- PROBLEM DESCRIPTION
Print only the lines from the top of the data through the line with "(lomega) at (44,13)", both included, skipping every picture.

━━━━━━━━━━━━━━━━━━━━━━━━━━━━━━

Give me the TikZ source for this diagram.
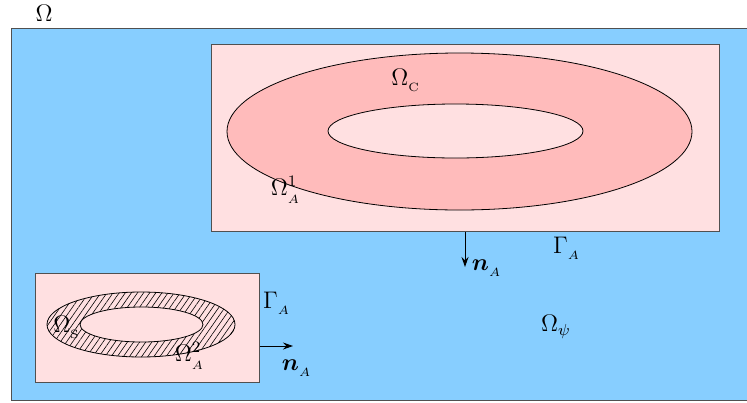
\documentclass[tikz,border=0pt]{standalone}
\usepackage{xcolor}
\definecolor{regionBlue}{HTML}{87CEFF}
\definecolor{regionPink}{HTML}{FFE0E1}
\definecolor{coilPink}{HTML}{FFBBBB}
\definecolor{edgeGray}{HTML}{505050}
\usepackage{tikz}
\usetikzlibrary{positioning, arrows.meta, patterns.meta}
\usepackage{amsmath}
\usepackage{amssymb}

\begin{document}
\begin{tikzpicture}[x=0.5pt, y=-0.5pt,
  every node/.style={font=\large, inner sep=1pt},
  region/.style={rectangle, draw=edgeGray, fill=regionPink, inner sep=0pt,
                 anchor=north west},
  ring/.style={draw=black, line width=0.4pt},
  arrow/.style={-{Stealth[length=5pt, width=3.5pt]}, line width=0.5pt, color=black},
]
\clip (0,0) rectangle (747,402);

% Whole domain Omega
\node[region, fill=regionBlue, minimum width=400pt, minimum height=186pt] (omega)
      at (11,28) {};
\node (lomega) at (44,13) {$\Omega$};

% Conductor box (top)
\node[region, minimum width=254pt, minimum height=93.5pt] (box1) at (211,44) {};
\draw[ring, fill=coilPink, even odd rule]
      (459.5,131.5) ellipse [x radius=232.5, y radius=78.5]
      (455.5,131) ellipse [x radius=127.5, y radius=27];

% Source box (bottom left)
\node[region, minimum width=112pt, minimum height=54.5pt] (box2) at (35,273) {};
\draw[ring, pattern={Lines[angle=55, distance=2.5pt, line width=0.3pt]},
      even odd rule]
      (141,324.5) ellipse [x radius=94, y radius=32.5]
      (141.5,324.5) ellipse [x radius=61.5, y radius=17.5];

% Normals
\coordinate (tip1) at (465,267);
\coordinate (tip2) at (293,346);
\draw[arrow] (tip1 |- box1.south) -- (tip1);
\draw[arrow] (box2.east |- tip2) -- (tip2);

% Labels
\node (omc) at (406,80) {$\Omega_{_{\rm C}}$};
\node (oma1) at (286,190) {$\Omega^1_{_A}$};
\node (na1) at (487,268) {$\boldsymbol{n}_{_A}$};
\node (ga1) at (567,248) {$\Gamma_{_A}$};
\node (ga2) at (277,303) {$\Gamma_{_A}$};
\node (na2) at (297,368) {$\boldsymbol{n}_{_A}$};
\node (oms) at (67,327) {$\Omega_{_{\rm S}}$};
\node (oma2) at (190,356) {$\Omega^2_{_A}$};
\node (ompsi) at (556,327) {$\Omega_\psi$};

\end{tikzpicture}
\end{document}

━━━━━━━━━━━━━━━━━━━━━━━━━━━━━━

- RESULT FOR THIS EXERCISE
Give me the TikZ source for this diagram.
\documentclass[tikz,border=0pt]{standalone}
\usepackage{xcolor}
\definecolor{regionBlue}{HTML}{87CEFF}
\definecolor{regionPink}{HTML}{FFE0E1}
\definecolor{coilPink}{HTML}{FFBBBB}
\definecolor{edgeGray}{HTML}{505050}
\usepackage{tikz}
\usetikzlibrary{positioning, arrows.meta, patterns.meta}
\usepackage{amsmath}
\usepackage{amssymb}

\begin{document}
\begin{tikzpicture}[x=0.5pt, y=-0.5pt,
  every node/.style={font=\large, inner sep=1pt},
  region/.style={rectangle, draw=edgeGray, fill=regionPink, inner sep=0pt,
                 anchor=north west},
  ring/.style={draw=black, line width=0.4pt},
  arrow/.style={-{Stealth[length=5pt, width=3.5pt]}, line width=0.5pt, color=black},
]
\clip (0,0) rectangle (747,402);

% Whole domain Omega
\node[region, fill=regionBlue, minimum width=400pt, minimum height=186pt] (omega)
      at (11,28) {};
\node (lomega) at (44,13) {$\Omega$};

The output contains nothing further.